MIAMI — The U.S. Spanish-language television network Univision announced Tuesday it will air a series later this year on the life of notorious Mexican drug lord Joaquín “El Chapo” Guzmán, written by a former Colombian trafficker.
“The Chapo Guzmán story has been one of the most captivating stories this past year and we are thrilled to bring an inside look into his world to our audiences,” Alberto Ciurana, Univision’s programming chief said.
Guzmán, the leader of the Sinaloa cartel, was recaptured in a raid Friday nearly six months after breaking out of a maximum security prison in Mexico.
In a Hollywood twist, Oscar-winning actor Sean Penn and Mexican actress Kate del Castillo met clandestinely with Guzmán while he was on the run, an encounter Penn chronicled in Rolling Stone magazine and published last weekend.

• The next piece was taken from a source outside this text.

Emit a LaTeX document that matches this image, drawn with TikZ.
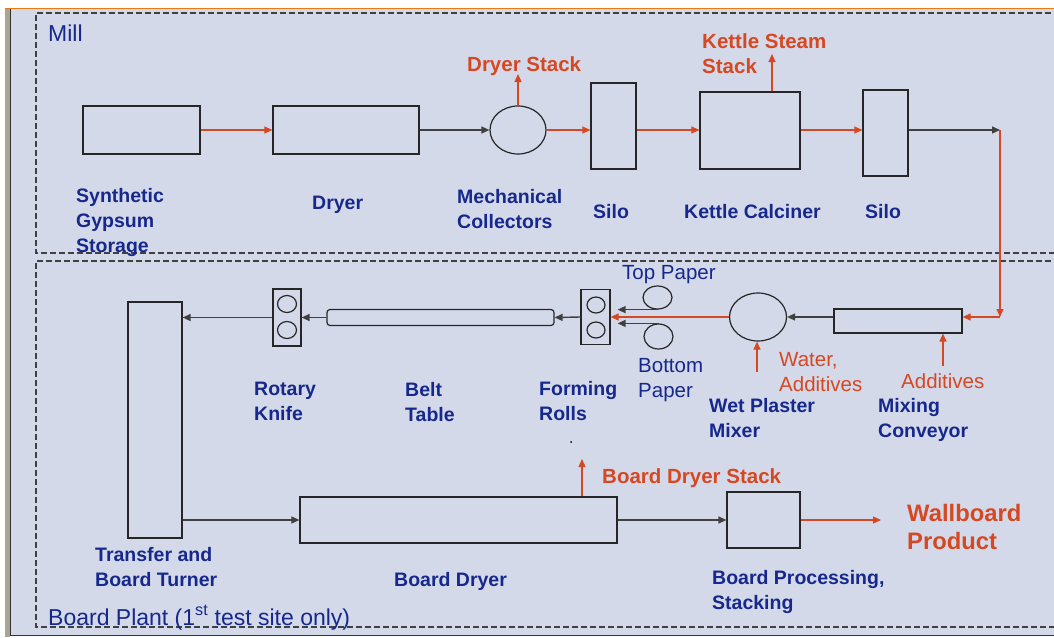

The Univision series will begin airing in the fall of 2016 with a cast that has yet to be decided, the network said in a statement.
The script is by Andrés López López, a onetime member of Colombia’s Norte del Valle cartel who has found success writing about his former occupation after several years in prison in the United States.
“In addition to including the developments of his most recent escape and capture, this unauthorized look at his life will delve deep into the man beyond his drug empire,” it said.
The series is to be called “Joaquín ‘El Chapo’ Guzmán: El varón de la droga,” which loosely translates as “The Drug Baron.”